Gordon "wanted to push the car enough to feel what is was capable of and feel good about myself. I drove the car at speed enough to really get a feel for it and I'm happy about that. I didn't know what to expect." The pumping action this 3-time Brickyard 400 winner did with his arms after his first trip around the road course said quite enough. He was having fun. Lots of fun.
Montoya was impressed with Gordon's adaptability to the technology-laden BMW Williams F1 machine.
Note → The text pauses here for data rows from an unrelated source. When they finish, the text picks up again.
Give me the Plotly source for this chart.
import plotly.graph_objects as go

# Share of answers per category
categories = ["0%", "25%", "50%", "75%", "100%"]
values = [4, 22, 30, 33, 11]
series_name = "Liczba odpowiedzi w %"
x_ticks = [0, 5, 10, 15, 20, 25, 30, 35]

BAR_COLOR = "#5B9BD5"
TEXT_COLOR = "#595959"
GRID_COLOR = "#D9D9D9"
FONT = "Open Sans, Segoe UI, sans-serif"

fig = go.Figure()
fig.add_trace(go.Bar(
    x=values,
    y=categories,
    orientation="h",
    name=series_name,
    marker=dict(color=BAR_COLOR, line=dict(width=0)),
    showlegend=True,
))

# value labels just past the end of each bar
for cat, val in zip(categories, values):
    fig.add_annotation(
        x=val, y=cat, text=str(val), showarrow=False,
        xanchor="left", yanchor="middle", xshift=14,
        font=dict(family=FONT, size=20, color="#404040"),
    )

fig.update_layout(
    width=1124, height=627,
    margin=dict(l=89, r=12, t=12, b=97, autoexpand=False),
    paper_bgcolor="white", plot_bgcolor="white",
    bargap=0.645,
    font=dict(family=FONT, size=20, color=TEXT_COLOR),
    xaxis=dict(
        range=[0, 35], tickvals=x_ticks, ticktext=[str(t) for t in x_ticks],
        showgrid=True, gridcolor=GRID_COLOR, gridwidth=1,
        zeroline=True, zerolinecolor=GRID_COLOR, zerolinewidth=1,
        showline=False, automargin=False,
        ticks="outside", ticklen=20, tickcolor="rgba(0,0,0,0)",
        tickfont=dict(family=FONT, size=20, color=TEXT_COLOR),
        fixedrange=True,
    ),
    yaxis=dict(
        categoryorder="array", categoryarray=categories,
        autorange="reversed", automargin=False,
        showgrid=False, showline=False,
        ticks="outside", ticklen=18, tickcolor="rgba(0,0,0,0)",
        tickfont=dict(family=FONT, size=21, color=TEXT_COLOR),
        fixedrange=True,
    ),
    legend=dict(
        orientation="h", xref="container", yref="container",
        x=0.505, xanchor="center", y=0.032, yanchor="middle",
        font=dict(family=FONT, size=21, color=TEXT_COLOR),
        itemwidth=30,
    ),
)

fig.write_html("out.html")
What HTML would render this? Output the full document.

There were some pundits placing bets on the number of times Gordon would stall the FW24 - none - but crew chief Robbie Loomis acknowledged, "he was worried about that." The Dupont crew were laughing "they put the 18,000 chip in" the BMW V10. This car has set the fastest recorded lap in F1 and can rev to 19Krpm.
"That traction control is a beautiful thing," Gordon waxed after discovering he could plant his foot back into a near spin and catapult out of a problem. "the corners come up so fast and I'm used to brake, downshift, power on. With this very demanding car, you just point and shoot."
It "didn't take long to adjust" to the 3500-pound Cup car. "I'm here to have some fun driving a car I've never driven before. I came here to push it around. I was going for it. Braking is the biggest difference in this car. Somebody should throw a parachute or something," Juan Pablo explained. "What you've got with the Cup car is what you've got. You don't lose a lot of downforce at faster speeds with this car, but for me, I had to slow down my reactions and say 'okay'. I was really surprised how light the Cup car felt."
Next week Juan Pablo Montoya will have a proper Southern accent?
At the end of the day after both did their hot laps, the schedule called for parade laps in their borrowed cars. As Gordon took off Loomis looked over at Montoya and leered, "I got your car and you can't catch me!" Like a bunch of kids, Gordon and Montoya began playing tag and you could almost hear the laughter over the grunt of the Chevy and squeal of the BMW at speed.
Consider this: during each season, Juan Pablo Montoya's BMW Williams F1 team builds a maximum of eight cars for Montoya and Ralf Schumacher. Gordon said the Hendrick team has a stable of 3-4 road-course cars (of which this was one) and around 15 oval cars to race. Of course their budgets are remarkably different as the team with few cars spends tons more money.
"I know my neck is gonna hurt tomorrow," Gordon revealed after exiting the Williams F1 racer. Slammed back in his seat on take-off and getting his head pushed to his chest on deceleration Gordon got quite the workout. He now has a lot more respect for what it takes to drive a Grand Prix car. And Juan Pablo Montoya, who hasn't driven a car with a roof since 1994 in Mexico, well, he now knows the nuances of tossing a 3500-pound Winston Cup machine in anger. And having fun doing it.